Microsoft has revealed that the recovery from its recent Sydney, Australia, outage was impacted by the shortage of staff on site.
In the company's post-outage analysis, the cloud giant revealed that the night team on-site at the data center housing its Australia East region was as few as three people.
Microsoft stated that: "The staffing of the team at night was insufficient to restart the chillers in a timely manner. We have temporarily increased the team size from three to seven until the underlying issues are better understood and appropriate mitigations can be put in place."
The cloud giant explained the cause of the outage was due to the failure of chillers in the data hall. The hall holds seven chillers: five in operation and two on standby.
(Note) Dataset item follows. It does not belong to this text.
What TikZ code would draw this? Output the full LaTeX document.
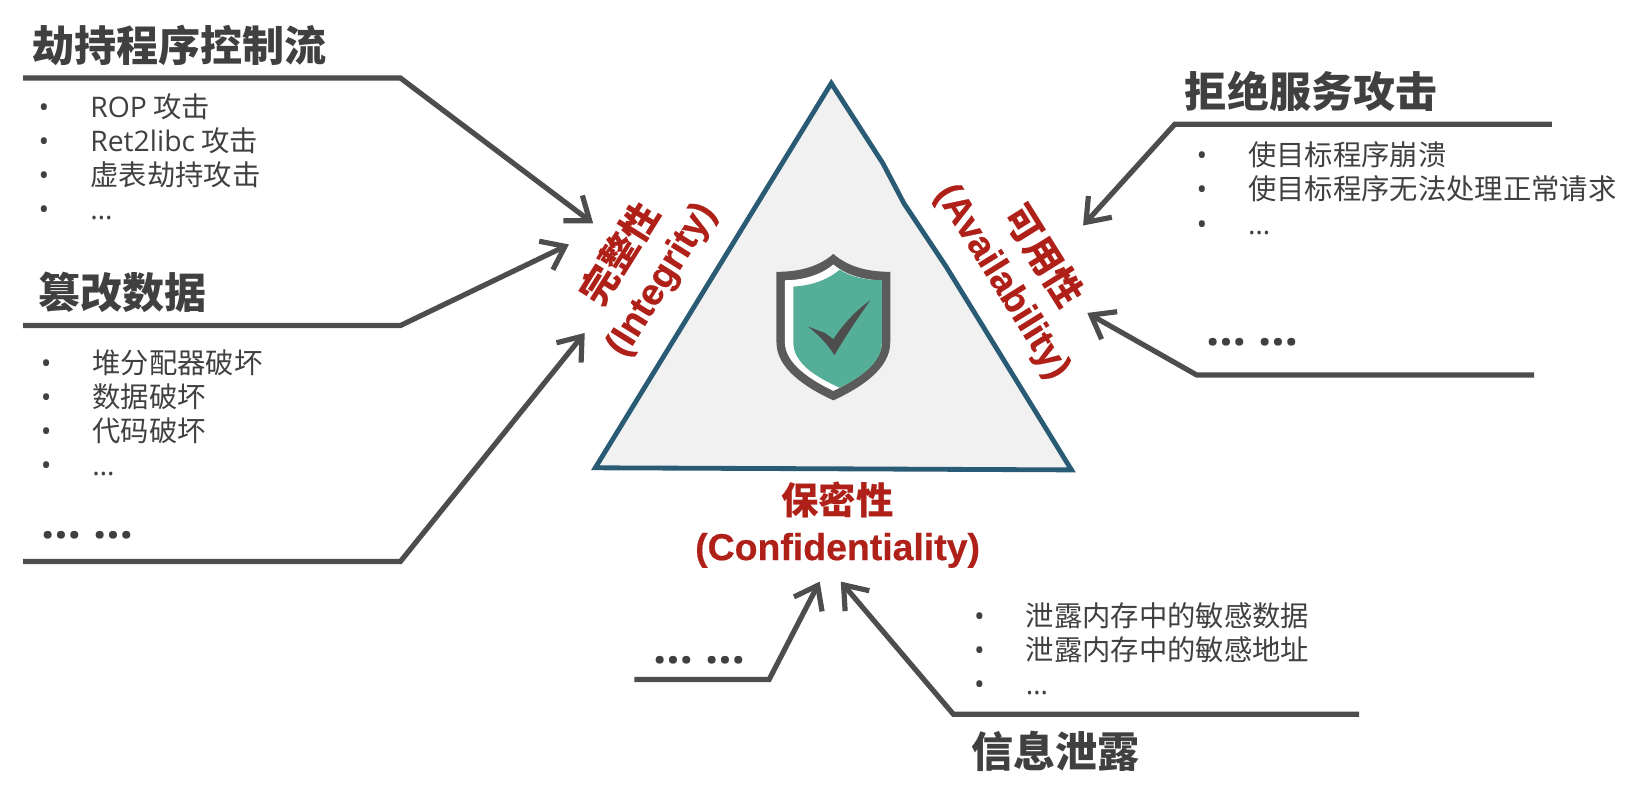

At the time of the power sag, which was amid a thunderstorm, all five chillers were brought offline, and only one of the redundancy chillers was successfully brought on.
In the analysis, Microsoft explained this failure: "The five chillers did not manage to restart because the corresponding pumps did not get the run signal from the chillers. This is important as it is integral to the successful restarting of the chiller units. We are partnering with our OEM vendor to investigate why the chillers did not command their respective pump to start."
Because of the extended time without cooling, the hardware was turned off to protect it from heat damage. Ultimately, this also brought down the temperature of the chillers which enabled them to start working again, and at this point, Azure began turning its compute and storage units back online. In total, approximately half of Azure's Australia East Cosmos DC clusters went down or were heavily degraded.
In addition to the shortage of staff, Azure identified that the automation systems had failed to work effectively. The company stated that, in the future, they will look to improve this, stating that "The EOP for restarting chillers is slow to execute for an event with such a significant blast radius. We are exploring ways to improve existing automation to be more resilient to various voltage sag event types."
According to the analysis, including Azure, seven tenants were impacted: "Five standard storage tenants, and two premium storage tenants."